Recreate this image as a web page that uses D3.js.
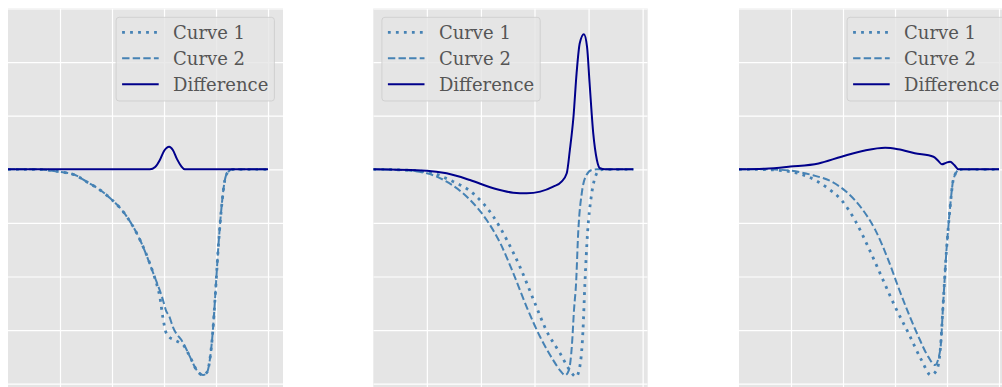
<!DOCTYPE html>
<html>
<head>
<meta charset="utf-8">
<script src="https://cdn.jsdelivr.net/npm/d3@7"></script>
<style>
  html, body { margin: 0; padding: 0; background: #ffffff; }
  svg { display: block; }
</style>
</head>
<body>
<svg id="chart" width="1002" height="387"></svg>
<script>
// ---- data -------------------------------------------------------------
const seriesNames = ["Curve 1", "Curve 2", "Difference"];
const yTicks = [-4, -3, -2, -1, 0, 1, 2, 3];

// Panel A
const xTicksA = [1, 2, 3, 4, 5];
const curve1A = [[0,0],[0.48,0],[0.98,-0.045],[1.29,-0.106],[1.52,-0.237],[1.77,-0.386],[1.96,-0.535],
  [2.29,-0.89],[2.54,-1.32],[2.79,-1.93],[2.865,-2.16],[2.92,-2.38],[2.98,-2.775],[3.04,-3.05],
  [3.10,-3.13],[3.19,-3.18],[3.31,-3.24],[3.37,-3.28],[3.50,-3.50],[3.63,-3.75],[3.75,-3.84],
  [3.83,-3.78],[3.88,-3.56],[3.94,-3.0],[3.98,-2.44],[4.04,-1.51],[4.12,-0.57],[4.17,-0.2],
  [4.23,-0.05],[4.33,0],[5,0]];
const curve2A = [[0,0],[0.48,0],[0.98,-0.045],[1.29,-0.106],[1.52,-0.237],[1.77,-0.386],[1.96,-0.535],
  [2.29,-0.89],[2.54,-1.32],[2.79,-1.93],[2.98,-2.44],[3.04,-2.64],[3.10,-2.74],[3.17,-2.94],
  [3.37,-3.24],[3.50,-3.50],[3.63,-3.75],[3.75,-3.84],[3.83,-3.78],[3.88,-3.56],[3.94,-3.0],
  [3.98,-2.44],[4.04,-1.51],[4.12,-0.57],[4.17,-0.2],[4.23,-0.05],[4.33,0],[5,0]];
const diffA = [[0,0],[2.73,0],[2.83,0.043],[2.92,0.174],[3.0,0.341],[3.10,0.42],[3.17,0.36],
  [3.25,0.19],[3.33,0.06],[3.40,0],[5,0]];

// Panel B
const xTicksB = [1.03, 2.07, 3.1, 4.14, 5.18];
const curve1B = [[0,0],[0.51,-0.01],[1.03,-0.045],[1.47,-0.2],[1.92,-0.45],[2.31,-0.884],[2.57,-1.32],
  [2.82,-1.82],[3.08,-2.43],[3.33,-3.01],[3.59,-3.43],[3.78,-3.75],[3.90,-3.87],[3.97,-3.69],
  [4.03,-3.05],[4.07,-2.12],[4.12,-1.19],[4.19,-0.52],[4.27,-0.14],[4.36,-0.013],[4.46,0],[5,0]];
const curve2B = [[0,0],[0.51,-0.013],[1.03,-0.075],[1.41,-0.23],[1.86,-0.57],[2.18,-0.946],[2.44,-1.375],
  [2.69,-1.935],[2.95,-2.57],[3.21,-3.13],[3.46,-3.56],[3.59,-3.75],[3.69,-3.84],[3.76,-3.75],
  [3.82,-3.28],[3.86,-2.62],[3.90,-2.12],[3.94,-1.19],[4.01,-0.44],[4.10,-0.106],[4.20,-0.013],
  [4.30,0],[5,0]];
const diffB = [[0,0],[1.03,-0.026],[1.41,-0.075],[1.86,-0.2],[2.31,-0.354],[2.69,-0.436],[2.95,-0.448],
  [3.21,-0.417],[3.46,-0.324],[3.62,-0.23],[3.72,-0.075],[3.78,0.36],[3.85,0.985],[3.91,1.80],
  [3.97,2.35],[4.05,2.52],[4.11,2.29],[4.16,1.60],[4.23,0.67],[4.30,0.174],[4.36,0.019],[4.46,0],[5,0]];

// Panel C
const xTicksC = [1, 2, 3, 4, 5];
const curve1C = [[0,0],[0.5,-0.005],[0.99,-0.045],[1.33,-0.14],[1.71,-0.355],[1.97,-0.575],[2.23,-0.95],
  [2.48,-1.44],[2.74,-2.0],[3.0,-2.56],[3.26,-3.06],[3.51,-3.56],[3.69,-3.84],[3.80,-3.75],
  [3.87,-3.37],[3.93,-2.44],[3.99,-1.51],[4.06,-0.70],[4.12,-0.2],[4.22,-0.013],[4.28,0],[5,0]];
const curve2C = [[0,0],[0.5,0],[0.99,-0.026],[1.40,-0.106],[1.78,-0.23],[2.10,-0.45],[2.36,-0.73],
  [2.62,-1.13],[2.87,-1.69],[3.06,-2.19],[3.26,-2.69],[3.45,-3.12],[3.64,-3.50],[3.77,-3.65],
  [3.87,-3.37],[3.93,-2.44],[3.99,-1.51],[4.06,-0.70],[4.12,-0.2],[4.22,-0.013],[4.28,0],[5,0]];
const diffC = [[0,0],[0.5,0.01],[0.99,0.05],[1.53,0.11],[1.97,0.235],[2.42,0.35],[2.81,0.40],
  [3.06,0.373],[3.38,0.30],[3.74,0.235],[3.83,0.16],[3.90,0.093],[3.98,0.12],[4.06,0.142],
  [4.14,0.08],[4.22,0],[5,0]];

// ---- layout & styles -------------------------------------------------
const panels = [
  { left: 8,     width: 275,   xMax: 5.288, xTicks: xTicksA, series: [curve1A, curve2A, diffA], legend: "right" },
  { left: 373.3, width: 274.4, xMax: 5.277, xTicks: xTicksB, series: [curve1B, curve2B, diffB], legend: "left" },
  { left: 739,   width: 275,   xMax: 5.288, xTicks: xTicksC, series: [curve1C, curve2C, diffC], legend: "right" }
];
const zeroY = 169.3, unitPx = 53.6;
const yMin = -4.3, yMax = 3;
const plotTop = zeroY - yMax * unitPx;
const plotBottom = zeroY - yMin * unitPx;

const styles = [
  { color: "#4682B4", width: 2.8, dash: "2.8,5.2" },
  { color: "#4682B4", width: 2.0, dash: "7.4,3.2" },
  { color: "#00008B", width: 2.0, dash: null }
];

const svg = d3.select("#chart");
const y = d3.scaleLinear().domain([yMin, yMax]).range([plotBottom, plotTop]);

panels.forEach((p, i) => {
  const x = d3.scaleLinear().domain([0, p.xMax]).range([p.left, p.left + p.width]);
  const g = svg.append("g");

  g.append("rect")
    .attr("x", p.left).attr("y", plotTop)
    .attr("width", p.width).attr("height", plotBottom - plotTop)
    .attr("fill", "#E5E5E5");

  const clipId = "clip" + i;
  g.append("clipPath").attr("id", clipId).append("rect")
    .attr("x", p.left).attr("y", plotTop)
    .attr("width", p.width).attr("height", plotBottom - plotTop);

  // grid lines: axes with full-length ticks inside an untransformed clipped group
  const grid = g.append("g").attr("clip-path", `url(#${clipId})`);
  const gx = grid.append("g")
    .attr("transform", `translate(0,${plotBottom})`)
    .call(d3.axisBottom(x).tickValues(p.xTicks).tickSize(-(plotBottom - plotTop)).tickFormat(""));
  const gy = grid.append("g")
    .attr("transform", `translate(${p.left},0)`)
    .call(d3.axisLeft(y).tickValues(yTicks).tickSize(-p.width).tickFormat(""));
  [gx, gy].forEach(a => {
    a.select(".domain").remove();
    a.selectAll(".tick line").attr("stroke", "#FFFFFF").attr("stroke-width", 1.2);
  });

  const line = d3.line().x(d => x(d[0])).y(d => y(d[1])).curve(d3.curveMonotoneX);
  const lines = g.append("g").attr("clip-path", `url(#${clipId})`);
  p.series.forEach((s, k) => {
    const st = styles[k];
    lines.append("path")
      .datum(s)
      .attr("d", line)
      .attr("fill", "none")
      .attr("stroke", st.color)
      .attr("stroke-width", st.width)
      .attr("stroke-dasharray", st.dash)
      .attr("stroke-linejoin", "round");
  });

  // legend
  const boxW = 158.3, boxH = 83.7, margin = 8.6;
  const lx = p.legend === "right" ? p.left + p.width - margin - boxW : p.left + margin;
  const ly = 17.3;
  const lg = g.append("g").attr("transform", `translate(${lx},${ly})`);
  lg.append("rect")
    .attr("x", 0).attr("y", 0).attr("width", boxW).attr("height", boxH)
    .attr("rx", 3).attr("ry", 3)
    .attr("fill", "#E5E5E5").attr("fill-opacity", 0.8)
    .attr("stroke", "#CCCCCC").attr("stroke-opacity", 0.8).attr("stroke-width", 1);
  seriesNames.forEach((name, k) => {
    const st = styles[k];
    const ry = 15 + k * 26;
    lg.append("line")
      .attr("x1", 6).attr("x2", 42.6).attr("y1", ry).attr("y2", ry)
      .attr("stroke", st.color).attr("stroke-width", st.width)
      .attr("stroke-dasharray", st.dash);
    lg.append("text")
      .attr("x", 57).attr("y", ry + 6.5)
      .attr("font-family", "DejaVu Serif")
      .attr("font-size", 18)
      .attr("fill", "#555555")
      .text(name);
  });
});
</script>
</body>
</html>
════════════════════
◆ TASK TO CARRY OUT ◆
From the top of the listing above, repeat each line exactly until you reach the line containing "[3.25,0.19],[3.33,0.06],[3.40,0],[5,0]];", and repeat that one too. Leave the pictures out.

◆ SOLVED EXERCISE ◆
Recreate this image as a web page that uses D3.js.
<!DOCTYPE html>
<html>
<head>
<meta charset="utf-8">
<script src="https://cdn.jsdelivr.net/npm/d3@7"></script>
<style>
  html, body { margin: 0; padding: 0; background: #ffffff; }
  svg { display: block; }
</style>
</head>
<body>
<svg id="chart" width="1002" height="387"></svg>
<script>
// ---- data -------------------------------------------------------------
const seriesNames = ["Curve 1", "Curve 2", "Difference"];
const yTicks = [-4, -3, -2, -1, 0, 1, 2, 3];

// Panel A
const xTicksA = [1, 2, 3, 4, 5];
const curve1A = [[0,0],[0.48,0],[0.98,-0.045],[1.29,-0.106],[1.52,-0.237],[1.77,-0.386],[1.96,-0.535],
  [2.29,-0.89],[2.54,-1.32],[2.79,-1.93],[2.865,-2.16],[2.92,-2.38],[2.98,-2.775],[3.04,-3.05],
  [3.10,-3.13],[3.19,-3.18],[3.31,-3.24],[3.37,-3.28],[3.50,-3.50],[3.63,-3.75],[3.75,-3.84],
  [3.83,-3.78],[3.88,-3.56],[3.94,-3.0],[3.98,-2.44],[4.04,-1.51],[4.12,-0.57],[4.17,-0.2],
  [4.23,-0.05],[4.33,0],[5,0]];
const curve2A = [[0,0],[0.48,0],[0.98,-0.045],[1.29,-0.106],[1.52,-0.237],[1.77,-0.386],[1.96,-0.535],
  [2.29,-0.89],[2.54,-1.32],[2.79,-1.93],[2.98,-2.44],[3.04,-2.64],[3.10,-2.74],[3.17,-2.94],
  [3.37,-3.24],[3.50,-3.50],[3.63,-3.75],[3.75,-3.84],[3.83,-3.78],[3.88,-3.56],[3.94,-3.0],
  [3.98,-2.44],[4.04,-1.51],[4.12,-0.57],[4.17,-0.2],[4.23,-0.05],[4.33,0],[5,0]];
const diffA = [[0,0],[2.73,0],[2.83,0.043],[2.92,0.174],[3.0,0.341],[3.10,0.42],[3.17,0.36],
  [3.25,0.19],[3.33,0.06],[3.40,0],[5,0]];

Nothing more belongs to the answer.